Do you think there’s any significance to the fact that God chose a semitic people first, which were neither white nor black but somewhere in the middle?
Yeah, good point. They were neither. It’s probably not an accident that there was a Semitic people chosen in Abraham who, when you try to type them, have their own peculiar features, and then there’s a shading there that’s neither white nor black. I’m a little hesitant about portraits of Jesus at all and there’s an argument about whether that’s breaking the First Commandment. Don’t make any graven images. Don’t have pictures of Jesus in your house. The reason I’m not a stickler on that is because Jesus became incarnate, and therefore, we know he had a face. God, the Father, didn’t have a face except insofar as he and the Son are one. Jesus had a face, so even though we don’t know what it looked like, I think renderings of it to show various things are okay. And if we’re going to do that, they should be really diverse.
I think they should be really diverse because if you look in on that famous one with the long hair and kind of the idyllic face and the blue eyes, that’s absolutely absurd.

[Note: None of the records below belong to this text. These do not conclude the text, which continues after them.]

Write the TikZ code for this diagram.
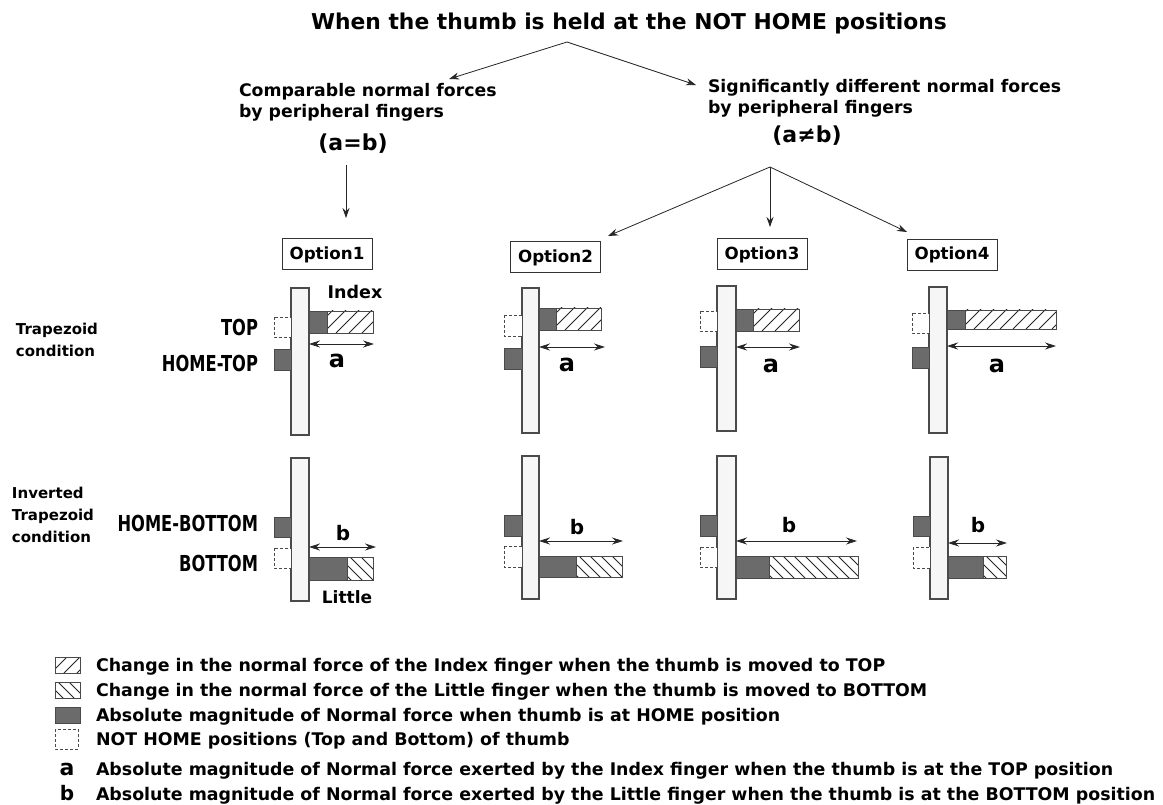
\documentclass[tikz,border=0pt]{standalone}
\usepackage{fontspec}
\usepackage{graphicx}
\setmainfont{DejaVu Sans}
\usetikzlibrary{arrows.meta}

\definecolor{darkbar}{HTML}{6B6B6B}
\definecolor{platefill}{HTML}{F6F6F6}
\definecolor{edgecol}{HTML}{4A4A4A}

\tikzset{
  txt/.style={inner sep=0pt, outer sep=0pt, font=\bfseries},
  plate/.style={draw=edgecol, fill=platefill, line width=1.1pt},
  darkbox/.style={draw=edgecol, fill=darkbar, line width=0.8pt},
  thumbdash/.style={draw=edgecol, dash pattern=on 3pt off 2pt, fill=white, line width=0.8pt},
  hatchframe/.style={draw=edgecol, line width=0.9pt},
  hline/.style={line width=0.9pt, black!85},
  flow/.style={draw=black!85, line width=0.8pt, -{Stealth[length=10pt,width=7pt]}},
  dimarrow/.style={draw=black!85, line width=0.8pt, {Stealth[length=11pt,width=7pt]}-{Stealth[length=11pt,width=7pt]}},
  optbox/.style={draw=black!80, line width=1pt, fill=white, inner sep=0pt,
    minimum width=90pt, minimum height=31pt, font=\bfseries\fontsize{16.7}{18}\selectfont},
  sidelbl/.style={txt, font=\bfseries\fontsize{22}{24}\selectfont, anchor=base east},
  condlbl/.style={txt, font=\bfseries\fontsize{15}{17}\selectfont, anchor=base west},
  legtxt/.style={txt, font=\bfseries\fontsize{17.4}{19}\selectfont, anchor=base west},
  heading/.style={txt, font=\bfseries\fontsize{17.3}{19}\selectfont, anchor=base west},
  albl/.style={txt, font=\bfseries\fontsize{24}{26}\selectfont},
  blbl/.style={txt, font=\bfseries\fontsize{20}{22}\selectfont},
}

% "/" hatched bar: x1 y1 x2 y2 (y grows downward)
\newcommand\hatchfwd[4]{%
  \begin{scope}
    \clip (#1,#2) rectangle (#3,#4);
    \foreach \k in {-30,-17,...,130}{\draw[hline] ({#1+\k},#4) -- ++(30,-30);}
  \end{scope}
  \draw[hatchframe] (#1,#2) rectangle (#3,#4);}
% "\" hatched bar
\newcommand\hatchbwd[4]{%
  \begin{scope}
    \clip (#1,#2) rectangle (#3,#4);
    \foreach \k in {-30,-19,...,130}{\draw[hline] ({#1+\k},#2) -- ++(30,30);}
  \end{scope}
  \draw[hatchframe] (#1,#2) rectangle (#3,#4);}
\newcommand\narrow[1]{\scalebox{0.74}[1]{#1}}

\begin{document}
\begin{tikzpicture}[x=1pt,y=-1pt]
\useasboundingbox[fill=white] (0,0) rectangle (1163,805);

% ---------- headings ----------
\node[txt, font=\bfseries\fontsize{21.8}{24}\selectfont, anchor=base] (title) at (629,30)
  {When the thumb is held at the NOT HOME positions};
\node[heading] (cmpA) at (239,97) {Comparable normal forces};
\node[heading] (cmpB) at (239,118) {by peripheral fingers};
\node[txt, font=\bfseries\fontsize{22}{24}\selectfont] (eq) at (353,144) {(a=b)};
\node[heading] (difA) at (708,93) {Significantly different normal forces};
\node[heading] (difB) at (708,114) {by peripheral fingers};
\node[txt, font=\bfseries\fontsize{22}{24}\selectfont] (neq) at (807,136) {(a≠b)};

\coordinate (apexTop) at (567,42);
\coordinate (tipL) at (449,79);
\coordinate (tipR) at (696,85);
\draw[flow] (apexTop) -- (tipL);
\draw[flow] (apexTop) -- (tipR);

\coordinate (eqfoot) at (346,165);
\coordinate (o1tip) at (346,218);
\draw[flow] (eqfoot) -- (o1tip);

\coordinate (apexR) at (770,167);
\coordinate (o2tip) at (608,236);
\coordinate (o3tip) at (770,227);
\coordinate (o4tip) at (907,232);
\draw[flow] (apexR) -- (o2tip);
\draw[flow] (apexR) -- (o3tip);
\draw[flow] (apexR) -- (o4tip);

% ---------- option boxes ----------
\node[optbox] (o1) at (327,254.5) {Option1};
\node[optbox] (o2) at (555.5,257.5) {Option2};
\node[optbox] (o3) at (762,254.5) {Option3};
\node[optbox] (o4) at (952,255) {Option4};

% ---------- row labels ----------
\node[condlbl] (trA) at (16,334.5) {Trapezoid};
\node[condlbl] (trB) at (16,356.5) {condition};
\node[condlbl] (itA) at (12,498.5) {Inverted};
\node[condlbl] (itB) at (12,520.5) {Trapezoid};
\node[condlbl] (itC) at (12,542.5) {condition};

\node[sidelbl] (ltop) at (258,336) {\narrow{TOP}};
\node[sidelbl] (lhtop) at (258,371) {\narrow{HOME-TOP}};
\node[sidelbl] (lhbot) at (258,531) {\narrow{HOME-BOTTOM}};
\node[sidelbl] (lbot) at (258,571) {\narrow{BOTTOM}};

% ---------- Option 1 ----------
\draw[plate] (291,288) rectangle (309,435);
\draw[thumbdash] (274,317) rectangle (291,337);
\draw[darkbox] (274,349) rectangle (291,370);
\draw[darkbox] (309,311) rectangle (327,333);
\hatchfwd{327}{311}{373}{333}
\draw[dimarrow] (309,344) -- (374,344);
\node[albl] (a1) at (337,361) {a};
\node[txt, font=\bfseries\fontsize{17.5}{19}\selectfont] (idx) at (355,292) {Index};

\draw[plate] (291,458) rectangle (309,601);
\draw[darkbox] (274,517) rectangle (291,537);
\draw[thumbdash] (274,548) rectangle (291,568);
\draw[darkbox] (309,557) rectangle (347,580);
\hatchbwd{347}{557}{373}{580}
\draw[dimarrow] (309,547) -- (376,547);
\node[blbl] (b1) at (343,533) {b};
\node[txt, font=\bfseries\fontsize{17}{19}\selectfont] (lit) at (347,597) {Little};

% ---------- Option 2 ----------
\draw[plate] (522,288) rectangle (539,433);
\draw[thumbdash] (504,315) rectangle (522,336);
\draw[darkbox] (504,348) rectangle (522,369);
\draw[darkbox] (539,308) rectangle (556,330);
\hatchfwd{556}{308}{601}{330}
\draw[dimarrow] (539,347) -- (605,347);
\node[albl] (a2) at (567,365) {a};

\draw[plate] (522,456) rectangle (539,599);
\draw[darkbox] (504,515) rectangle (522,536);
\draw[thumbdash] (504,546) rectangle (522,567);
\draw[darkbox] (539,556) rectangle (576,577);
\hatchbwd{576}{556}{622}{577}
\draw[dimarrow] (539,541) -- (623,541);
\node[blbl] (b2) at (577,527) {b};

% ---------- Option 3 ----------
\draw[plate] (717,286) rectangle (736,431);
\draw[thumbdash] (700,311) rectangle (717,331);
\draw[darkbox] (700,346) rectangle (717,367);
\draw[darkbox] (736,309) rectangle (753,331);
\hatchfwd{753}{309}{799}{331}
\draw[dimarrow] (736,347) -- (800,347);
\node[albl] (a3) at (771,366) {a};

\draw[plate] (717,456) rectangle (736,599);
\draw[darkbox] (700,515) rectangle (717,536);
\draw[thumbdash] (700,547) rectangle (717,567);
\draw[darkbox] (736,556) rectangle (769,578);
\hatchbwd{769}{556}{858}{578}
\draw[dimarrow] (736,541) -- (857,541);
\node[blbl] (b3) at (789,525) {b};

% ---------- Option 4 ----------
\draw[plate] (929,287) rectangle (947,433);
\draw[thumbdash] (912,313) rectangle (929,333);
\draw[darkbox] (912,347) rectangle (929,368);
\draw[darkbox] (947,310) rectangle (965,329);
\hatchfwd{965}{310}{1056}{329}
\draw[dimarrow] (947,346) -- (1056,346);
\node[albl] (a4) at (997,366) {a};

\draw[plate] (930,457) rectangle (948,599);
\draw[darkbox] (913,516) rectangle (930,536);
\draw[thumbdash] (913,547) rectangle (930,568);
\draw[darkbox] (948,556) rectangle (983,578);
\hatchbwd{983}{556}{1006}{578}
\draw[dimarrow] (948,543) -- (1007,543);
\node[blbl] (b4) at (978,525) {b};

% ---------- legend ----------
\hatchfwd{55}{657}{80}{673}
\hatchbwd{55}{682}{80}{698}
\draw[darkbox] (55,707) rectangle (80,723);
\draw[thumbdash] (55,729) rectangle (78,749);
\node[txt, font=\bfseries\fontsize{22}{24}\selectfont, anchor=base] (la) at (67,775) {a};
\node[txt, font=\bfseries\fontsize{20}{22}\selectfont, anchor=base] (lb) at (67,800) {b};

\node[legtxt] (l1) at (96,671) {Change in the normal force of the Index finger when the thumb is moved to TOP};
\node[legtxt] (l2) at (96,696) {Change in the normal force of the Little finger when the thumb is moved to BOTTOM};
\node[legtxt] (l3) at (96,721) {Absolute magnitude of Normal force when thumb is at HOME position};
\node[legtxt] (l4) at (96,745) {NOT HOME positions (Top and Bottom) of thumb};
\node[legtxt] (l5) at (96,775) {Absolute magnitude of Normal force exerted by the Index finger when the thumb is at the TOP position};
\node[legtxt] (l6) at (96,800) {Absolute magnitude of Normal force exerted by the Little finger when the thumb is at the BOTTOM position};
\end{tikzpicture}
\end{document}
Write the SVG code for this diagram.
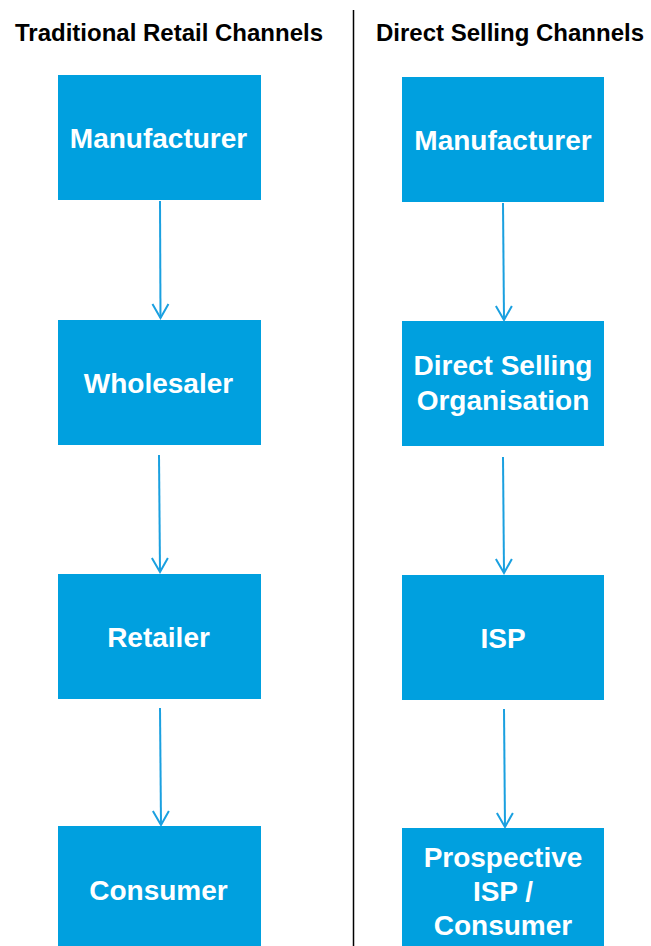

I think there should probably be black portrayals of Jesus, white portrayals of Jesus, and Chinese portrayals of Jesus. Everybody knows that they’re not accurate. They all know. There isn’t one that’s accurate. That’s why it’s legitimate to do lots of inaccurate ones, because you just say we all know that we don’t know what he looked like. So what we want to say with our inaccurate Jesus is something true about Jesus, namely that he’s there for everybody.